Sudah agak lama saya tidak nggowes agak jauh. Biasanya cuma di bawah 7 kilometer saja sejak musim hujan. Apalagi banyak jalan berlubang di sekitar Juanda dan beberapa kawasan Surabaya. Kalau tidak hati-hati sepeda bisa patah.
Sepeda tuaku memang sudah patah sekitar tiga tahun lagi. Gara-gara masuk lubang di perbatasan Surabaya dan Sidoarjo. Ada mobil dari belakang yang tidak toleran sama pesepeda pancal. Akhirnya saya melipir dan masuk lubang.
Apa boleh buat, rangkanya dilas. Bisa dipakai nggowes tapi tidak seenak sebelum patah. Tapi terpaksa tetap dipakai karena hanya sepeda lawas itu yang saya punya. Satu sepeda yang agak mahal hilang di alun-alun Sidoarjo, sedangkan satu sepeda biasa dihibahkan ke seorang ibu pemulung yang rajin baca kitab suci.
Hobi bersepeda lawas jarak sedang tiba-tiba kumat setelah menyaksikan video-video yang dibagi Eka Tanjung di YouTube. Bung Eka ini mantan penyiar Radio Nederlanda Seksi Indonesia alias Ranesi. Radio lawas gelombang pendek (SW) yang dulu aku suka, selain Radio Australia dan BBC seksi Indonesia.

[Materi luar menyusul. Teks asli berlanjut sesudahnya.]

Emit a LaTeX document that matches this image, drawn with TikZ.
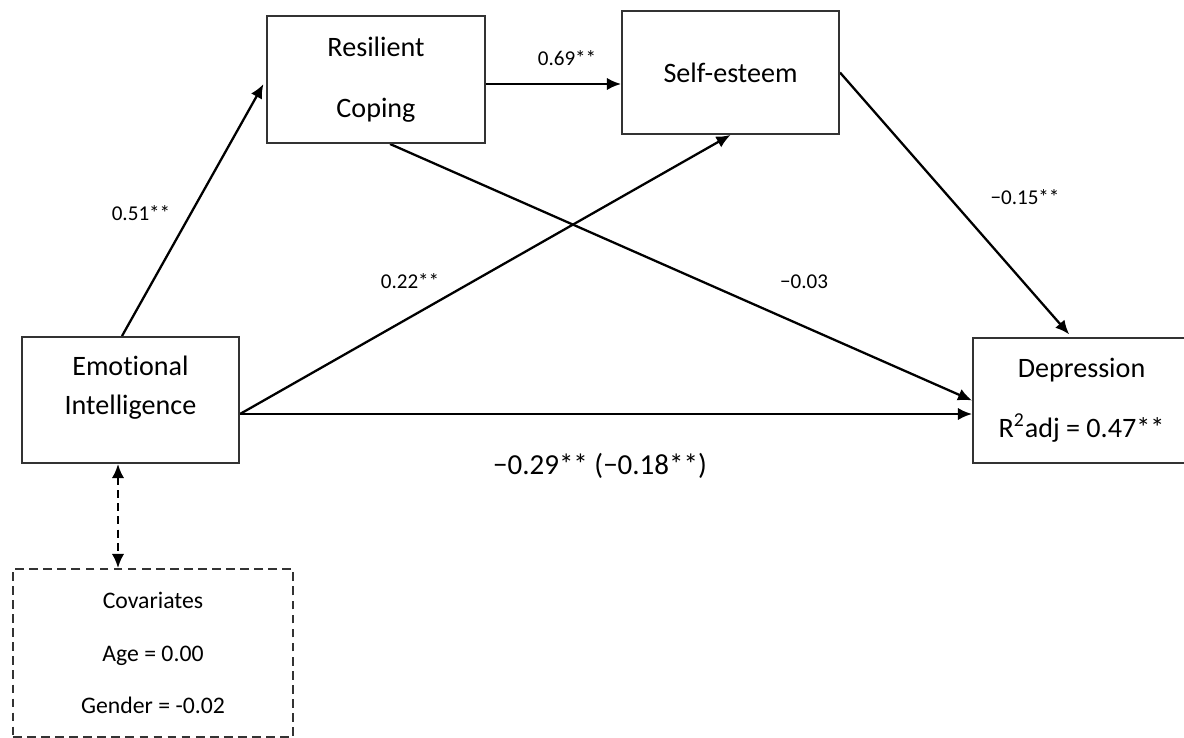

Ranesi sudah lama tutup seiring datangnya era internet. Tapi beberapa penyiarnya justru sangat aktif di media sosial dengan konten-konten menarik. Salah satunya Bung Eka yang terkenal dengan program Serba Belanda.
Di channel Serba Belanda saya ngiler melihat ratusan, bahkan ribuan orang Belanda, seliwar-seliwer di jalan raya dengan sepeda. Modelnya sederhana saja. Ada sepeda lawas (vintage), sepeda ala ibu-ibu belanja di Pasar Pucang, hingga sepeda mutakhir. Sepeda balap atau sepeda sport malah jarang terlihat di Amsterdam, Groningen, Rotterdam, Delf, dan kota-kota lain.
Saya jadi hafal nama-nama kota di negara bekas penjajah itu meskipun tidak pernah pesiar ke Belanda. Oh, ya, ada kota yang namanya Breda. Kota yang saat saya kecil di Pulau Lembata sering disebut gara-gara Pater Willem van der Leur SVD berasal dari Breda.
Pater Willem ini benar-benar maniak sepeda onthel. Keliling desa-desa di Lembata, kunjungan ke stasi-stasi selalu pakai sepeda onthel. Sepedanya kelas top asli made in Hollands. Pater Willem pakai sepeda meskipun ada sepeda motor milik misi.
"Pater Willem punya bapa itu orang sangat kaya di Belanda. Punya pabrik," kata Bapa Niko, pengurus gereja stasi di kampung. "Tapi Pater Willem lebih suka naik sepeda daripada pakai oto," ujar pengurus stasi yang tak lain ayahku itu.
Gara-gara Pater Willem inilah saya pun jadi ikut-ikutan doyan sepeda pancal. Meskipun cuma sepeda murahan. Kalah jauh dengan sepeda vintage ala Belanda itu. Juga kalah dengan sepeda-sepeda tua yang biasa dipakai komunitas-komunitas sepeda tua di Surabaya dan Sidoarjo.
Pagi ini saya nggowes dari ujung selatan-timur Surabaya menuju utara-timur di kawasan Bulak. Tepatnya di Patung Suroboyo yang dibangun Bu Risma, wali kota yang kini jadi menteri sosial. Cuaca cerah, agak sejuk, sangat nyaman untuk nggowes karena start sebelum pukul 06.00.
Total jarak tempuh 20 km lebih sedikit. Kecepatan rendah kayak orang-orang Belanda bersepeda di Amsterdam atau Groningen. Kalah jauh dengan Pater Willem asal Breda yang kecepatannya mirip pembalap.